*** RAW DATA

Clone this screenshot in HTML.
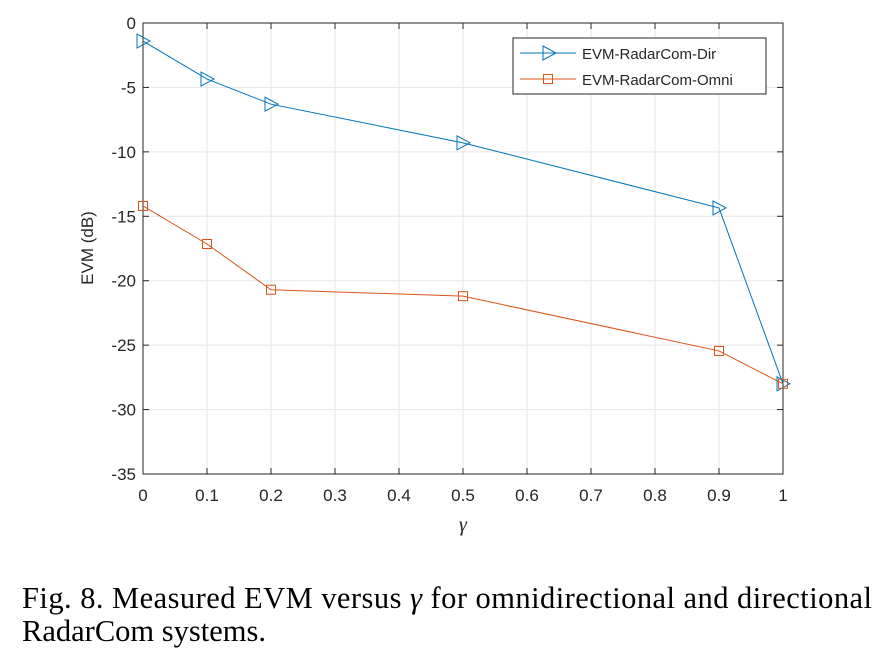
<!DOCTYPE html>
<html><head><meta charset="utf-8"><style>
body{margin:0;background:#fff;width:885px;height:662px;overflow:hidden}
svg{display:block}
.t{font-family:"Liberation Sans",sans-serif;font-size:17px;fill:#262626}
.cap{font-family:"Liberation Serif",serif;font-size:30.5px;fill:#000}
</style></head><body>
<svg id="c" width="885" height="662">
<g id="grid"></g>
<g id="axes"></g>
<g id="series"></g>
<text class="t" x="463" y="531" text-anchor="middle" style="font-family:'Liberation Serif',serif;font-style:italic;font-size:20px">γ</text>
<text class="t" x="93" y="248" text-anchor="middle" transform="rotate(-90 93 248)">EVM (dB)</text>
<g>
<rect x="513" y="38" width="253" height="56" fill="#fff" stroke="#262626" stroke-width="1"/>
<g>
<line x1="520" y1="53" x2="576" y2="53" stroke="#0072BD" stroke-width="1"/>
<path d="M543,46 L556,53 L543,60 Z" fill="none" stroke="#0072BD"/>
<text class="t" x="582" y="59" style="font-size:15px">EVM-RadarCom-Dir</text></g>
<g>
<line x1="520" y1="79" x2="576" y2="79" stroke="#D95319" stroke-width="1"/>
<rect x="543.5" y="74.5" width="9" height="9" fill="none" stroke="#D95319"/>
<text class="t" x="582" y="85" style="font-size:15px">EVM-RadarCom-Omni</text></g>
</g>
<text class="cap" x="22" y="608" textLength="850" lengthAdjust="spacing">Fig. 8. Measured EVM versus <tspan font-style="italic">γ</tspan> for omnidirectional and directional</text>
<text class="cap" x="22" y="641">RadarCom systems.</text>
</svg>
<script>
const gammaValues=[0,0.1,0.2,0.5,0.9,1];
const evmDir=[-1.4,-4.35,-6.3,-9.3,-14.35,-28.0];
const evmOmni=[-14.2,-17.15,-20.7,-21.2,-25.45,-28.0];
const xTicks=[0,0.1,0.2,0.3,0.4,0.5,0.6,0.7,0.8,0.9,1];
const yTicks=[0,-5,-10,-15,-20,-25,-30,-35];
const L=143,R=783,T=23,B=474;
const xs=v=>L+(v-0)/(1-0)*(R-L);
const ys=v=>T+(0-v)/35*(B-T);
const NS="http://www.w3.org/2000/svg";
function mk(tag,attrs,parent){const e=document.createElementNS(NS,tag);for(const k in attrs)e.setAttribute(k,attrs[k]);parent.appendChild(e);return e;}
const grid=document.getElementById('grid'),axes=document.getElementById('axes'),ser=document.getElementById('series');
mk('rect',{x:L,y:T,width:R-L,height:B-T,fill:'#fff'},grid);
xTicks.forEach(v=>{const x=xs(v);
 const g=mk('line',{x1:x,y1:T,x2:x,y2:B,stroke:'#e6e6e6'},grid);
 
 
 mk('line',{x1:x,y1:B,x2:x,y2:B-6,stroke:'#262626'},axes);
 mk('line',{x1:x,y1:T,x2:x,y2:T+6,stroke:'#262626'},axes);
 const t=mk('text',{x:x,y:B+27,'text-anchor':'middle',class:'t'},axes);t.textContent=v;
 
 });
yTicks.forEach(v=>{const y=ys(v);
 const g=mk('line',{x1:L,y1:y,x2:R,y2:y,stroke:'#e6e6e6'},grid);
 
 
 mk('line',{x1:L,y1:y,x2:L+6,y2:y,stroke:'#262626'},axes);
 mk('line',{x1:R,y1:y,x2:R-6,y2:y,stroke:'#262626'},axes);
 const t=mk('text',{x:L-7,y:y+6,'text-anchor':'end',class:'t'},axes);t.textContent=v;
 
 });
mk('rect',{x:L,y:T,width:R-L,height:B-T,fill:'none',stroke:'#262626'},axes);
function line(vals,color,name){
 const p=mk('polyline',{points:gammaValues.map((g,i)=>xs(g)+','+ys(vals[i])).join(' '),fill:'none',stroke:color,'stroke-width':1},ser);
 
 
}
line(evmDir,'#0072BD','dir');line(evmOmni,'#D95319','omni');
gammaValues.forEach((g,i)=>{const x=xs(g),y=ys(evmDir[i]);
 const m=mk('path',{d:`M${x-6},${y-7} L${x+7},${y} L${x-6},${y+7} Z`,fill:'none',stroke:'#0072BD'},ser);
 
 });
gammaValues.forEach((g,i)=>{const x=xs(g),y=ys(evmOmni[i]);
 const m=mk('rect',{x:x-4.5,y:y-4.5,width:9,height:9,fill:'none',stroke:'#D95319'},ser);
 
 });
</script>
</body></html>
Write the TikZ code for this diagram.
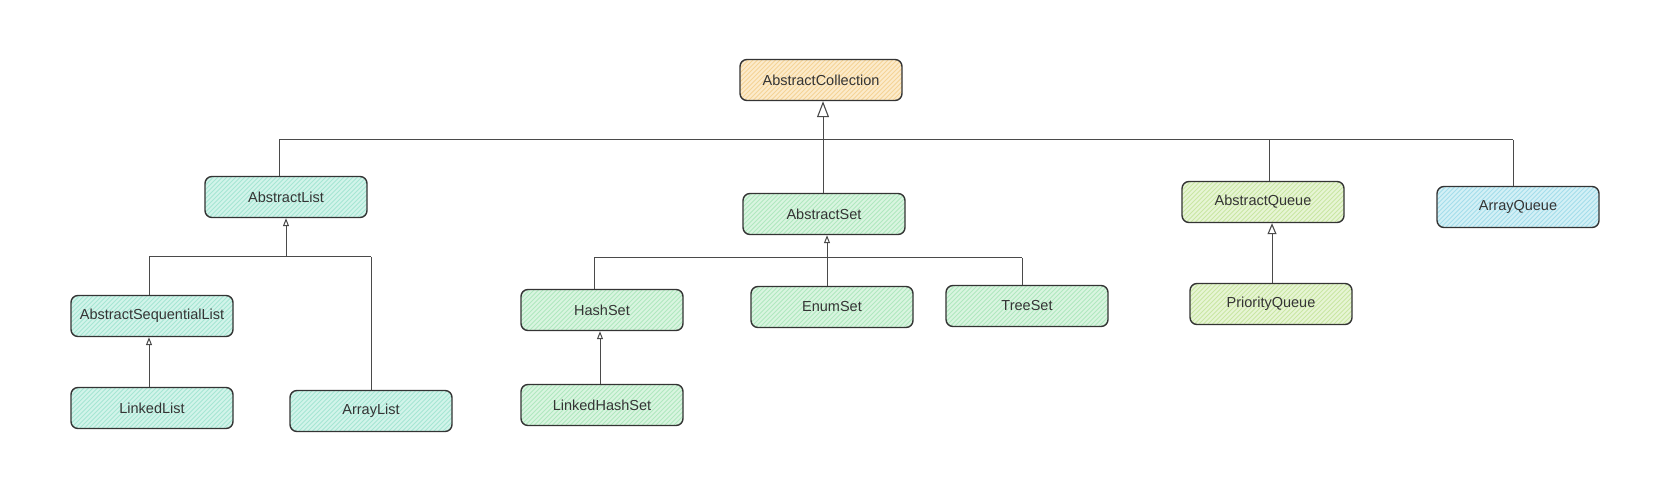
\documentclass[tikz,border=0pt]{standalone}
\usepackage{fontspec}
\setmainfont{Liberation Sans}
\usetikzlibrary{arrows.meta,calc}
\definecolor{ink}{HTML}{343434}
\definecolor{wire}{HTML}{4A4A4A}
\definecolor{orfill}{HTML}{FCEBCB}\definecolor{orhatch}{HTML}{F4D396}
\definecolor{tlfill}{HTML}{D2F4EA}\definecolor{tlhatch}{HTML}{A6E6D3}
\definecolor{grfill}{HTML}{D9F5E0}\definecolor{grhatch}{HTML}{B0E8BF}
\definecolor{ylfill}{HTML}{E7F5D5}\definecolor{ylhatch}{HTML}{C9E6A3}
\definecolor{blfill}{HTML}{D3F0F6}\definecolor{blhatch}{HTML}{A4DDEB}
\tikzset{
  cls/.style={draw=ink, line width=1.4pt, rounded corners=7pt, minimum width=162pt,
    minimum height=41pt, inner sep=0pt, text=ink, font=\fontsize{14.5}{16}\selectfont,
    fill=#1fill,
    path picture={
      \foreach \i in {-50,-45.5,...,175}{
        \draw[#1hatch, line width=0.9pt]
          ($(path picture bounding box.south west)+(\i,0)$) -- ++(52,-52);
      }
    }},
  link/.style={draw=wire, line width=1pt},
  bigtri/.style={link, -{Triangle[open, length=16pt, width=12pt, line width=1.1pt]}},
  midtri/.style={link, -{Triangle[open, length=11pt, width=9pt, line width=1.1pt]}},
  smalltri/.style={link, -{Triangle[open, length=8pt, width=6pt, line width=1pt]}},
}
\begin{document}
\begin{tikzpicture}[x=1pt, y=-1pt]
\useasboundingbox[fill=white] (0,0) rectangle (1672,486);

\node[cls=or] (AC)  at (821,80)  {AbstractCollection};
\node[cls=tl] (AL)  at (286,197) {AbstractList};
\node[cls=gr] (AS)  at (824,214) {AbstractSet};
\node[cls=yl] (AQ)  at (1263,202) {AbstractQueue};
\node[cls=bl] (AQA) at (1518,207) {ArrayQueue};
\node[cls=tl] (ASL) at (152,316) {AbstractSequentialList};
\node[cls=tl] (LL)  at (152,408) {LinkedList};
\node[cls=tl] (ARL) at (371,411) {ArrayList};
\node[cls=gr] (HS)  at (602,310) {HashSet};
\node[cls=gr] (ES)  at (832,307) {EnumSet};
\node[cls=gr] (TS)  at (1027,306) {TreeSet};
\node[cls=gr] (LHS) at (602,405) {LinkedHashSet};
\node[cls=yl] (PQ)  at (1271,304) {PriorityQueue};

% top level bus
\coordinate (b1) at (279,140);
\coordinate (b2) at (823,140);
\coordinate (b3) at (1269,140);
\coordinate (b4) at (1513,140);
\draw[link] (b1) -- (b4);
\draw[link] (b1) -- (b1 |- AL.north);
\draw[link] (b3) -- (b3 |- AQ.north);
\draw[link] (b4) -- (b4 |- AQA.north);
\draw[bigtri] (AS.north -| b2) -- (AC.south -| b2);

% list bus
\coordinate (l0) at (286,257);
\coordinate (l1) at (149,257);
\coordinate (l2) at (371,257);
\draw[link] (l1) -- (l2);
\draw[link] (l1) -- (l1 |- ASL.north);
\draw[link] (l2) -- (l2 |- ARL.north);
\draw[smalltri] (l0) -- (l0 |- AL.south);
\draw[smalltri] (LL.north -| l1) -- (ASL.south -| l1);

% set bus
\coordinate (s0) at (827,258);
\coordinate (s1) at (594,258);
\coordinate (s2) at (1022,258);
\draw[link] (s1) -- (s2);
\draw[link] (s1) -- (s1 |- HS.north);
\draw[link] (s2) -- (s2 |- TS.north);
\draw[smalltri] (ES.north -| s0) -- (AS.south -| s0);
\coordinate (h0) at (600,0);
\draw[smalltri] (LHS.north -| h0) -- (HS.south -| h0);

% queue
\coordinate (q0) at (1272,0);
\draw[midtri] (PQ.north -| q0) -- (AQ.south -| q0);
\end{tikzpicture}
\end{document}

******

TASK TO CARRY OUT: Without the pictures, write out exactly the lines from the one that has "Write the TikZ code for this diagram." down to the one that has "(0,0) rectangle (1672,486);", both included.

OUTPUT:
Write the TikZ code for this diagram.
\documentclass[tikz,border=0pt]{standalone}
\usepackage{fontspec}
\setmainfont{Liberation Sans}
\usetikzlibrary{arrows.meta,calc}
\definecolor{ink}{HTML}{343434}
\definecolor{wire}{HTML}{4A4A4A}
\definecolor{orfill}{HTML}{FCEBCB}\definecolor{orhatch}{HTML}{F4D396}
\definecolor{tlfill}{HTML}{D2F4EA}\definecolor{tlhatch}{HTML}{A6E6D3}
\definecolor{grfill}{HTML}{D9F5E0}\definecolor{grhatch}{HTML}{B0E8BF}
\definecolor{ylfill}{HTML}{E7F5D5}\definecolor{ylhatch}{HTML}{C9E6A3}
\definecolor{blfill}{HTML}{D3F0F6}\definecolor{blhatch}{HTML}{A4DDEB}
\tikzset{
  cls/.style={draw=ink, line width=1.4pt, rounded corners=7pt, minimum width=162pt,
    minimum height=41pt, inner sep=0pt, text=ink, font=\fontsize{14.5}{16}\selectfont,
    fill=#1fill,
    path picture={
      \foreach \i in {-50,-45.5,...,175}{
        \draw[#1hatch, line width=0.9pt]
          ($(path picture bounding box.south west)+(\i,0)$) -- ++(52,-52);
      }
    }},
  link/.style={draw=wire, line width=1pt},
  bigtri/.style={link, -{Triangle[open, length=16pt, width=12pt, line width=1.1pt]}},
  midtri/.style={link, -{Triangle[open, length=11pt, width=9pt, line width=1.1pt]}},
  smalltri/.style={link, -{Triangle[open, length=8pt, width=6pt, line width=1pt]}},
}
\begin{document}
\begin{tikzpicture}[x=1pt, y=-1pt]
\useasboundingbox[fill=white] (0,0) rectangle (1672,486);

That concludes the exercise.